10. The method of claim 9, wherein the source location is connected to a first network via a first decision node.

11. The method of claim 10, where the destination location is connected to a second network via a second decision node.

12. The method of claim 9, wherein the resilience bit is designated as “ON” when active.

13. The method of claim 9, wherein the resilience bit is designated as “OFF” when inactive.

14. The method of claim 9, wherein the resilient bit is an experimental bit located in a Differv field.

15. The method of claim 9, wherein a system administrator is notified when the data packet travels on the secondary connection after resilient bit determination.

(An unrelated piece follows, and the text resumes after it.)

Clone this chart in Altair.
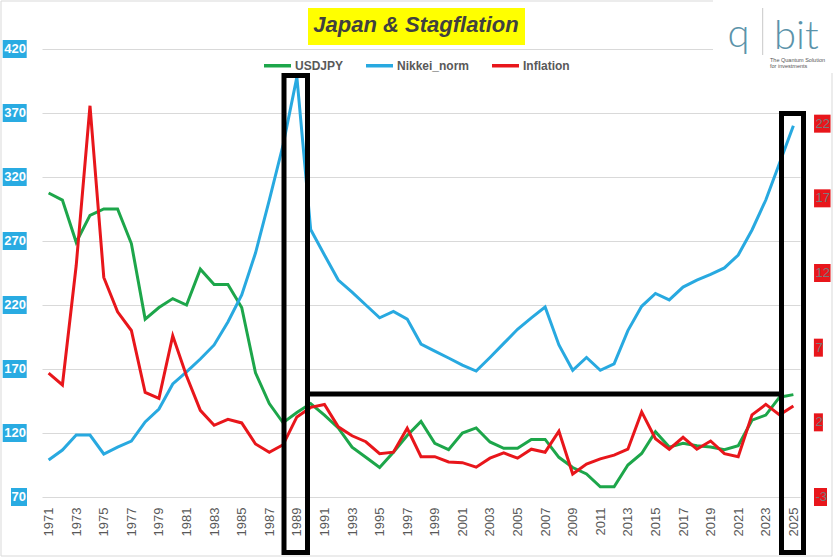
import altair as alt
import pandas as pd

# ---------------- data ----------------
years = list(range(1971, 2026))
usdjpy = [307.5, 302, 269, 290, 295, 295, 268, 209, 218, 225,
          220, 248, 236, 236, 218, 167, 143, 128, 136, 143,
          134, 124, 109, 101, 93, 105, 118, 129, 112, 107,
          120, 124, 113, 108, 108, 115, 115, 101, 93, 88,
          78, 78, 95, 104, 121, 109, 112, 110, 109, 107,
          110, 130, 134, 148, 150]
nikkei_norm = [98.9, 106.7, 118.4, 118.4, 103.6, 109, 113.7, 128.6, 138.7, 158.3,
               167.7, 177.8, 188.8, 206.7, 227.8, 260.6, 302, 345, 398, 279,
               259, 239.5, 230, 220, 210, 215, 209, 189.5, 184, 178.6,
               173, 168.4, 179, 190, 201, 210, 218.4, 188.8, 169, 179,
               169, 174, 200, 219, 229, 224, 234, 239.5, 244, 249,
               259, 278.6, 302, 331, 360]
inflation = [5.3, 4.5, 12.5, 23.2, 11.7, 9.4, 8.15, 4.0, 3.6, 7.8,
             5.1, 2.8, 1.8, 2.2, 1.96, 0.55, 0.0, 0.5, 2.36, 3.0,
             3.2, 1.7, 1.1, 0.7, -0.1, 0.0, 1.6, -0.3, -0.3, -0.65,
             -0.7, -1.0, -0.4, -0.05, -0.4, 0.2, 0.0, 1.4, -1.46, -0.8,
             -0.45, -0.2, 0.2, 2.7, 0.9, 0.2, 1.0, 0.2, 0.75, -0.1,
             -0.3, 2.5, 3.2, 2.5, 3.1]

left_ticks = [70, 120, 170, 220, 270, 320, 370, 420]
right_ticks = [-3, 2, 7, 12, 17, 22]
x_label_years = list(range(1971, 2026, 2))

series_names = ["USDJPY", "Nikkei_norm", "Inflation"]
series_colors = ["#1da64a", "#28a9e0", "#e8161b"]

title_text = "Japan & Stagflation"
logo_q = "q"
logo_bit = "bit"
logo_sub1 = "The Quantum Solution"
logo_sub2 = "for investments"

# ---------------- tables ----------------
df = pd.DataFrame({"Year": years, "USDJPY": usdjpy,
                   "Nikkei_norm": nikkei_norm, "Inflation": inflation})
left_df = pd.DataFrame({"v": left_ticks, "label": [str(v) for v in left_ticks]})
right_df = pd.DataFrame({"v": right_ticks, "label": [str(v) for v in right_ticks]})
one = pd.DataFrame({"k": [0]})

FONT = "Liberation Sans"
W, H = 758, 448
BLUE_BOX = "#29abe2"
RED_BOX = "#e8161b"

left_scale = alt.Scale(domain=[70, 420], nice=False, zero=False)
right_scale = alt.Scale(domain=[-3, 27], nice=False, zero=False)
color_scale = alt.Scale(domain=series_names, range=series_colors)

x_enc = alt.X("Year:O",
              scale=alt.Scale(type="point", padding=0.48),
              axis=alt.Axis(values=x_label_years, labelAngle=-90, labelFontSize=13,
                            labelColor="#595959", labelFont=FONT, labelPadding=10,
                            ticks=False, domain=False, title=None, grid=False))

legend = alt.Legend(orient="none", legendX=220, legendY=1, direction="horizontal",
                    title=None, symbolType="stroke", symbolSize=729,
                    symbolStrokeWidth=3.5, labelFont=FONT, labelFontSize=12,
                    labelFontWeight="bold", labelColor="#595959", labelOffset=2,
                    columnPadding=15, padding=0)

# ---------------- decorations (background) ----------------
border = alt.Chart(one).mark_rect(filled=False, stroke="#d9d9d9", strokeWidth=1).encode(
    x=alt.value(-41), x2=alt.value(790), y=alt.value(-48), y2=alt.value(507))
logo_bg = alt.Chart(one).mark_rect(color="white").encode(
    x=alt.value(671), x2=alt.value(792), y=alt.value(-49), y2=alt.value(24))

# ---------------- lines ----------------
lines_left = alt.Chart(df).transform_fold(
    ["USDJPY", "Nikkei_norm"], as_=["Series", "Value"]
).mark_line(strokeWidth=3).encode(
    x=x_enc,
    y=alt.Y("Value:Q", scale=left_scale,
            axis=alt.Axis(values=left_ticks, grid=True, gridColor="#d9d9d9", gridWidth=1,
                          labels=False, ticks=False, domain=False, title=None)),
    color=alt.Color("Series:N", scale=color_scale, legend=legend),
)

lines_right = alt.Chart(df).transform_calculate(Series="'Inflation'").mark_line(strokeWidth=3).encode(
    x=x_enc,
    y=alt.Y("Inflation:Q", scale=right_scale, axis=None),
    color=alt.Color("Series:N", scale=color_scale, legend=legend),
)

# ---------------- black frames ----------------
frame_1989 = alt.Chart(one).mark_rect(filled=False, stroke="black", strokeWidth=5).encode(
    x=alt.value(242), x2=alt.value(265.5), y=alt.value(26.5), y2=alt.value(503.5))
frame_2025 = alt.Chart(one).mark_rect(filled=False, stroke="black", strokeWidth=5).encode(
    x=alt.value(739.5), x2=alt.value(761.5), y=alt.value(64.5), y2=alt.value(503.5))
bridge = alt.Chart(one).mark_rule(stroke="black", strokeWidth=5).encode(
    x=alt.value(263), x2=alt.value(741), y=alt.value(345))

# ---------------- axis label boxes ----------------
def box(data, flt, scale, cx, width, color):
    return alt.Chart(data).transform_filter(flt).mark_tick(
        orient="horizontal", thickness=18, size=width, color=color, opacity=1
    ).encode(y=alt.Y("v:Q", scale=scale, axis=None), x=alt.value(cx))

left_box3 = box(left_df, "datum.v >= 100", left_scale, -27.3, 24, BLUE_BOX)
left_box2 = box(left_df, "datum.v < 100", left_scale, -23, 16, BLUE_BOX)
right_box2 = box(right_df, "datum.v >= 10", right_scale, 780.3, 16.5, RED_BOX)
right_boxm = box(right_df, "datum.v < 0", right_scale, 778.5, 13, RED_BOX)
right_box1 = box(right_df, "datum.v >= 0 && datum.v < 10", right_scale, 776.4, 9, RED_BOX)

left_text = alt.Chart(left_df).mark_text(
    align="right", baseline="middle", font=FONT, fontSize=13, fontWeight="bold", color="white"
).encode(y=alt.Y("v:Q", scale=left_scale, axis=None), x=alt.value(-16), text="label:N")

right_text = alt.Chart(right_df).mark_text(
    align="left", baseline="middle", font=FONT, fontSize=13, color="#7a7a7a"
).encode(y=alt.Y("v:Q", scale=right_scale, axis=None), x=alt.value(773.5), text="label:N")

# ---------------- title ----------------
title_bg = alt.Chart(one).mark_rect(color="#ffff00").encode(
    x=alt.value(266), x2=alt.value(483), y=alt.value(-41), y2=alt.value(-4))
title = alt.Chart(one).mark_text(
    font=FONT, fontSize=22, fontWeight="bold", fontStyle="italic", color="#404040",
    align="center", baseline="alphabetic"
).encode(x=alt.value(374), y=alt.value(-17), text=alt.value(title_text))

# ---------------- logo ----------------
logo_color = "#5b93aa"
q_txt = alt.Chart(one).mark_text(font="Lato", fontSize=40, fontWeight=300, color=logo_color,
                                 align="center", baseline="alphabetic").encode(
    x=alt.value(696.5), y=alt.value(-2), text=alt.value(logo_q))
bit_txt = alt.Chart(one).mark_text(font="Lato", fontSize=40, fontWeight=300, color=logo_color,
                                   align="left", baseline="alphabetic").encode(
    x=alt.value(732), y=alt.value(0), text=alt.value(logo_bit))
sep = alt.Chart(one).mark_rule(color="#c8c8c8", strokeWidth=1).encode(
    x=alt.value(720.7), y=alt.value(-41), y2=alt.value(6))
sub1 = alt.Chart(one).mark_text(font=FONT, fontSize=5.5, color="#555555", align="left",
                                baseline="alphabetic").encode(
    x=alt.value(728), y=alt.value(13), text=alt.value(logo_sub1))
sub2 = alt.Chart(one).mark_text(font=FONT, fontSize=5.5, color="#555555", align="left",
                                baseline="alphabetic").encode(
    x=alt.value(728), y=alt.value(19), text=alt.value(logo_sub2))

chart = alt.layer(
    border, logo_bg,
    lines_left, lines_right,
    frame_1989, frame_2025, bridge,
    left_box3, left_box2, right_box2, right_boxm, right_box1,
    left_text, right_text,
    title_bg, title,
    q_txt, bit_txt, sep, sub1, sub2,
).resolve_scale(y="independent").properties(
    width=W, height=H,
    autosize=alt.AutoSizeParams(type="none"),
    padding={"left": 42, "top": 49, "right": 33, "bottom": 60},
    background="white",
).configure_view(strokeOpacity=0)

chart.save("out.html", embed_options={"renderer": "svg", "actions": False})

16. A method for controlling data network resiliency at a port level, the method comprising:

providing a plurality of networks, each of the plurality of networks connected to each other via a primary connection and a secondary connection;

transmitting one or more packets via a source location;

receiving the one or more packets via a destination location; and

connecting the source location and the destination location to one or more of the plurality of networks via a plurality of nodes;

wherein the one or more packets travel from the source location to the destination location via the plurality of networks; and

wherein each of the one or more packets includes a resilient bit in a header portion, the resilient bit designating a bit status, the bit status allowing each of the plurality of nodes to determine whether the one or more packets travel on the secondary connection in order to reduce the bandwidth of the secondary connection.